Maintaining timber decking in winter
Timber decking is a classic garden installation, with lots of British homeowners expanding their outdoor surface area by adding decking. From sun patios to hot tub installations, a good deck can transform a garden and create new living spaces to enjoy the better weather.
Unfortunately, the most common decking material is also prone to wear during the winter. Thanks to a combination of hail, rain, sleet and snow, timber decking can become discoloured, tired-looking or downright damaged. Luckily, preventing it is simple: you just need to take the right steps.
Join Arbordeck, specialists in non-slip timber decking boards, as they offer the best tips for maintaining your timber deck.
Clean it down
Timber is prone to dirt and discolouration. Cleaning it isn’t as simple as you’d think, and many basic actions can actually harm your decking. First and foremost, pressure washers are allowed – but only if they’re not heavy-duty. A strong pressure wash can damage the fibres of the wood, so only use a basic model.
Otherwise, you’ll want to start by sweeping the decking of any debris. Be careful to avoid allowing smaller objects such as stray sticks or branches falling into the expansion gaps. Use a small knife to remove these objects.

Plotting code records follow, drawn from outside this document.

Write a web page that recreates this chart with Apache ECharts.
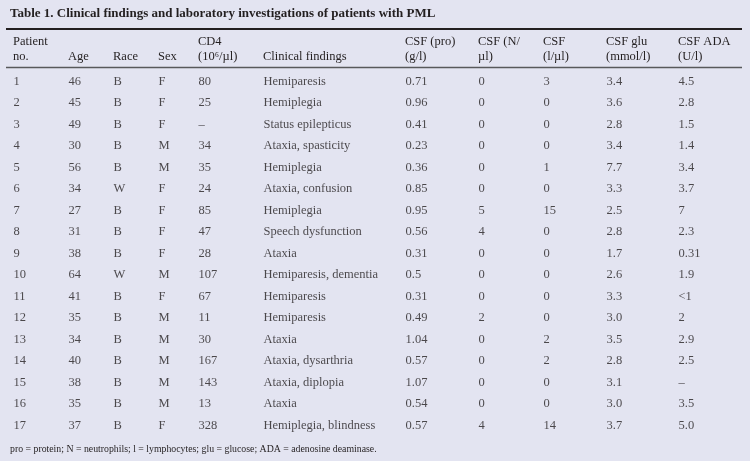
<!DOCTYPE html>
<html>
<head>
<meta charset="utf-8">
<script src="https://cdn.jsdelivr.net/npm/echarts@6/dist/echarts.min.js"></script>
<style>
html,body{margin:0;padding:0;background:#e3e4f1;}
#c{width:750px;height:461px;}
</style>
</head>
<body>
<div id="c"></div>
<script>
const titleText = 'Table 1. Clinical findings and laboratory investigations of patients with PML';
const footnote = 'pro = protein; N = neutrophils; l = lymphocytes; glu = glucose; ADA = adenosine deaminase.';
const headerLine1 = ['Patient', '', '', '', 'CD4', '', 'CSF (pro)', 'CSF (N/', 'CSF', 'CSF glu', 'CSF ADA'];
const headerLine2 = ['no.', 'Age', 'Race', 'Sex', '(10\u2076/\u00b5l)', 'Clinical findings', '(g/l)', '\u00b5l)', '(l/\u00b5l)', '(mmol/l)', '(U/l)'];

const patientNo = ['1','2','3','4','5','6','7','8','9','10','11','12','13','14','15','16','17'];
const age = ['46','45','49','30','56','34','27','31','38','64','41','35','34','40','38','35','37'];
const race = ['B','B','B','B','B','W','B','B','B','W','B','B','B','B','B','B','B'];
const sex = ['F','F','F','M','M','F','F','F','F','M','F','M','M','M','M','M','F'];
const cd4 = ['80','25','\u2013','34','35','24','85','47','28','107','67','11','30','167','143','13','328'];
const clinical = ['Hemiparesis','Hemiplegia','Status epilepticus','Ataxia, spasticity','Hemiplegia','Ataxia, confusion','Hemiplegia','Speech dysfunction','Ataxia','Hemiparesis, dementia','Hemiparesis','Hemiparesis','Ataxia','Ataxia, dysarthria','Ataxia, diplopia','Ataxia','Hemiplegia, blindness'];
const csfPro = ['0.71','0.96','0.41','0.23','0.36','0.85','0.95','0.56','0.31','0.5','0.31','0.49','1.04','0.57','1.07','0.54','0.57'];
const csfN = ['0','0','0','0','0','0','5','4','0','0','0','2','0','0','0','0','4'];
const csfL = ['3','0','0','0','1','0','15','0','0','0','0','0','2','2','0','0','14'];
const csfGlu = ['3.4','3.6','2.8','3.4','7.7','3.3','2.5','2.8','1.7','2.6','3.3','3.0','3.5','2.8','3.1','3.0','3.7'];
const csfAda = ['4.5','2.8','1.5','1.4','3.4','3.7','7','2.3','0.31','1.9','<1','2','2.9','2.5','\u2013','3.5','5.0'];

const columns = [patientNo, age, race, sex, cd4, clinical, csfPro, csfN, csfL, csfGlu, csfAda];
// layout: left x of each column (px)
const colX = [13, 68, 113, 158, 198, 263, 405, 478, 543, 606, 678];

const FONT = 'Liberation Serif';
const INK = '#231f20';

const chart = echarts.init(document.getElementById('c'), null, {renderer: 'canvas'});

const series = columns.map((col, c) => ({
  type: 'scatter',
  symbol: 'circle',
  symbolSize: 1,
  itemStyle: {color: 'rgba(0,0,0,0)'},
  silent: true,
  data: col.map((v, i) => ({value: [colX[c], patientNo[i]], label: {formatter: v}})),
  label: {
    show: true,
    position: 'right',
    distance: 0,
    fontFamily: FONT,
    fontSize: 12.5,
    color: INK
  }
}));

const graphics = [];
headerLine1.forEach((t, c) => {
  if (t) graphics.push({type: 'text', left: colX[c], top: 35, style: {text: t, font: '12.5px "' + FONT + '"', fill: INK}});
});
headerLine2.forEach((t, c) => {
  if (t) graphics.push({type: 'text', left: colX[c], top: 50.5, style: {text: t, font: '12.5px "' + FONT + '"', fill: INK}});
});
graphics.push({type: 'line', shape: {x1: 6, y1: 29, x2: 742, y2: 29}, style: {stroke: INK, lineWidth: 2}});
graphics.push({type: 'line', shape: {x1: 6, y1: 67.5, x2: 742, y2: 67.5}, style: {stroke: '#58595b', lineWidth: 1.3}});
graphics.push({type: 'text', left: 10, top: 444, style: {text: footnote, font: '9.8px "' + FONT + '"', fill: INK}});

chart.setOption({
  backgroundColor: '#e3e4f1',
  animation: false,
  title: {
    text: titleText,
    left: 10,
    top: 7,
    padding: 0,
    textStyle: {fontFamily: FONT, fontWeight: 'bold', fontSize: 13, color: INK}
  },
  grid: {left: 0, right: 0, top: 70.5, bottom: 25},
  xAxis: {type: 'value', min: 0, max: 750, show: false},
  yAxis: {type: 'category', data: patientNo, inverse: true, show: false},
  graphic: graphics,
  series: series
});
</script>
</body>
</html>
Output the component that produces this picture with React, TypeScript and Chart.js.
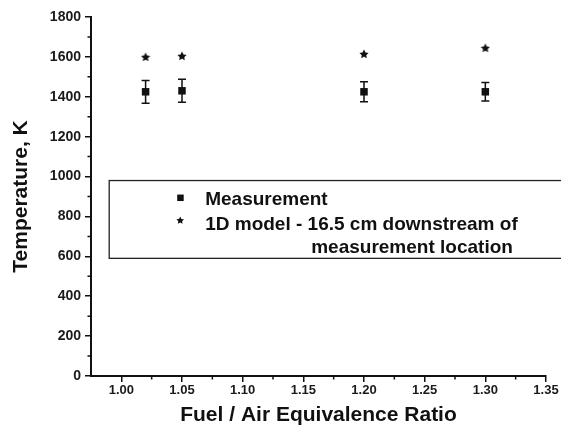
import React, { useEffect, useRef } from 'react';
import { Chart, registerables } from 'chart.js';

Chart.register(...registerables);

// ---- data ----
const ratio = [1.02, 1.05, 1.2, 1.3];
const measured = [1425, 1430, 1425, 1425];
const measuredErr = [57, 58, 50, 46];
const model = [1600, 1605, 1615, 1645];

const xTicks = [1.0, 1.05, 1.1, 1.15, 1.2, 1.25, 1.3, 1.35];
const yTicks = [0, 200, 400, 600, 800, 1000, 1200, 1400, 1600, 1800];

const legendLines = [
  'Measurement',
  '1D model - 16.5 cm downstream of',
  'measurement location',
];

const xTitle = 'Fuel / Air Equivalence Ratio';
const yTitle = 'Temperature, K';

const INK = '#111';
const FONT = 'Liberation Sans, Arial, sans-serif';

function drawStar(ctx: CanvasRenderingContext2D, cx: number, cy: number, R: number) {
  const r = R * 0.5;
  ctx.beginPath();
  for (let i = 0; i < 10; i++) {
    const a = -Math.PI / 2 + (i * Math.PI) / 5;
    const rad = i % 2 ? r : R;
    ctx.lineTo(cx + rad * Math.cos(a), cy + rad * Math.sin(a));
  }
  ctx.closePath();
  ctx.fill();
}

function makeStarCanvas(size: number) {
  const c = document.createElement('canvas');
  c.width = size;
  c.height = size;
  const ctx = c.getContext('2d')!;
  ctx.fillStyle = INK;
  drawStar(ctx, size / 2, size / 2 + 0.4, size / 2 - 0.2);
  return c;
}

const mids = (arr: number[]) => arr.slice(1).map((v, i) => (v + arr[i]) / 2);

const minorTicksPlugin = {
  id: 'minorTicks',
  afterDraw(chart: any) {
    const { ctx, chartArea, scales } = chart;
    ctx.save();
    ctx.strokeStyle = INK;
    ctx.lineWidth = 1.5;
    ctx.beginPath();
    for (const v of mids(xTicks)) {
      const px = scales.x.getPixelForValue(v);
      ctx.moveTo(px, chartArea.bottom);
      ctx.lineTo(px, chartArea.bottom + 3.5);
    }
    for (const v of mids(yTicks)) {
      const py = scales.y.getPixelForValue(v);
      ctx.moveTo(chartArea.left, py);
      ctx.lineTo(chartArea.left - 3.5, py);
    }
    ctx.stroke();
    ctx.restore();
  },
};

const errorBarPlugin = {
  id: 'errorBars',
  beforeDatasetsDraw(chart: any) {
    const { ctx, scales } = chart;
    const meta = chart.getDatasetMeta(0);
    ctx.save();
    ctx.strokeStyle = INK;
    ctx.lineWidth = 1.5;
    meta.data.forEach((pt: any, i: number) => {
      const x = pt.x;
      const yHi = scales.y.getPixelForValue(measured[i] + measuredErr[i]);
      const yLo = scales.y.getPixelForValue(measured[i] - measuredErr[i]);
      ctx.beginPath();
      ctx.moveTo(x, yHi);
      ctx.lineTo(x, yLo);
      ctx.moveTo(x - 4, yHi);
      ctx.lineTo(x + 4, yHi);
      ctx.moveTo(x - 4, yLo);
      ctx.lineTo(x + 4, yLo);
      ctx.stroke();
    });
    ctx.restore();
  },
};

const boxLegendPlugin = {
  id: 'boxLegend',
  afterDraw(chart: any) {
    const { ctx, scales } = chart;
    const left = scales.x.getPixelForValue(0.99);
    const top = scales.y.getPixelForValue(980);
    const bottom = scales.y.getPixelForValue(590);
    ctx.save();
    ctx.strokeStyle = '#222';
    ctx.lineWidth = 1.3;
    ctx.strokeRect(left, top, chart.width - left + 10, bottom - top);

    ctx.fillStyle = INK;
    // markers
    ctx.fillRect(left + 68, top + 14, 6.5, 6.5);
    drawStar(ctx, left + 71, top + 40, 4);

    ctx.font = `bold 19px ${FONT}`;
    ctx.textBaseline = 'alphabetic';
    ctx.textAlign = 'left';
    ctx.fillText(legendLines[0], left + 96, top + 24);
    ctx.fillText(legendLines[1], left + 96, top + 49);
    ctx.fillText(legendLines[2], left + 202, top + 72);
    ctx.restore();
  },
};

export default function App() {
  const ref = useRef<HTMLCanvasElement>(null);

  useEffect(() => {
    if (!ref.current) return;
    const star = makeStarCanvas(10);
    const chart = new Chart(ref.current, {
      type: 'scatter',
      data: {
        datasets: [
          {
            label: legendLines[0],
            data: ratio.map((x, i) => ({ x, y: measured[i] })),
            pointStyle: 'rect',
            pointRadius: 5.3,
            backgroundColor: INK,
            borderWidth: 0,
          },
          {
            label: legendLines[1],
            data: ratio.map((x, i) => ({ x, y: model[i] })),
            pointStyle: star as any,
            backgroundColor: INK,
            borderWidth: 0,
          },
        ],
      },
      options: {
        animation: false,
        responsive: false,
        layout: { padding: { left: 9, right: 15, top: 17, bottom: 0 } },
        plugins: {
          legend: { display: false },
          tooltip: { enabled: false },
        },
        scales: {
          x: {
            type: 'linear',
            min: 0.975,
            max: 1.35,
            afterBuildTicks: (s: any) => {
              s.ticks = xTicks.map((v) => ({ value: v }));
            },
            afterFit: (s: any) => {
              s.height = 58;
            },
            ticks: {
              callback: (v: any) => Number(v).toFixed(2),
              font: { family: FONT, size: 13, weight: 'bold' },
              color: '#1a1a1a',
              padding: 1,
              maxRotation: 0,
              autoSkip: false,
            },
            grid: {
              drawOnChartArea: false,
              drawTicks: true,
              tickLength: 6,
              color: INK,
              lineWidth: 1.5,
            },
            border: { display: true, color: INK, width: 2 },
            title: {
              display: true,
              text: xTitle,
              font: { family: FONT, size: 21, weight: 'bold' },
              color: INK,
              padding: { top: 0, bottom: 6 },
            },
          },
          y: {
            type: 'linear',
            min: 0,
            max: 1800,
            afterBuildTicks: (s: any) => {
              s.ticks = yTicks.map((v) => ({ value: v }));
            },
            afterFit: (s: any) => {
              s.width = 82;
            },
            ticks: {
              callback: (v: any) => String(v),
              font: { family: FONT, size: 14, weight: 'bold' },
              color: '#1a1a1a',
              padding: 4,
              autoSkip: false,
            },
            grid: {
              drawOnChartArea: false,
              drawTicks: true,
              tickLength: 6,
              color: INK,
              lineWidth: 1.5,
            },
            border: { display: true, color: INK, width: 2 },
            title: {
              display: true,
              text: yTitle,
              font: { family: FONT, size: 21, weight: 'bold' },
              color: INK,
              padding: { top: 0, bottom: 0 },
            },
          },
        },
      },
      plugins: [minorTicksPlugin, errorBarPlugin, boxLegendPlugin],
    } as any);
    return () => chart.destroy();
  }, []);

  return (
    <div
      style={{
        position: 'fixed',
        left: 0,
        top: 0,
        width: 561,
        height: 434,
        background: '#fff',
      }}
    >
      <canvas ref={ref} width={561} height={434} />
    </div>
  );
}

From there, use a mild all-purpose cleaning solution to mop down the deck and remove any bird poo, mould or stains. Never use bleach or chlorine-based solutions as these can damage or discolour your deck. Fungal growth can be stopped with a typical garden fungicide – which will do nothing to clean the wood but will help kill off any nasty organisms growing there.
Staining a deck should be done once a year and, as the winter months roll in, it can be a great way to protect the timber from discolouration or damage. Staining in the winter gives the material lots of time to recover. When you purchase a stain, pick up a paint roller and some brushes. Alternatively, save time by buying a paint sprayer.
If going with a roller, use it to cover the area as much as possible. Use a brush to access fiddly areas such as between gaps. Using a paint sprayer makes it faster. Decking stain coats the surface of the wood, usually bringing colour back. However, further steps can be taken to protect the wood…
Use Decking Oil
Even if you use a weatherproof stain, the surface-level protection of stain can be pointless if you’re in a particularly wet area. Decking oil is a specialist treatment that dries into the pores and cells of the organic wood, helping seal it against the weather. Oils don’t crack as timber expands, making them perfect for weatherproofing.
Ultimately, protecting decking is a matter of maintenance and yearly recoating. Spend the winter taking care of your decking and you’ll have a much nicer outdoor area when the summer rolls around.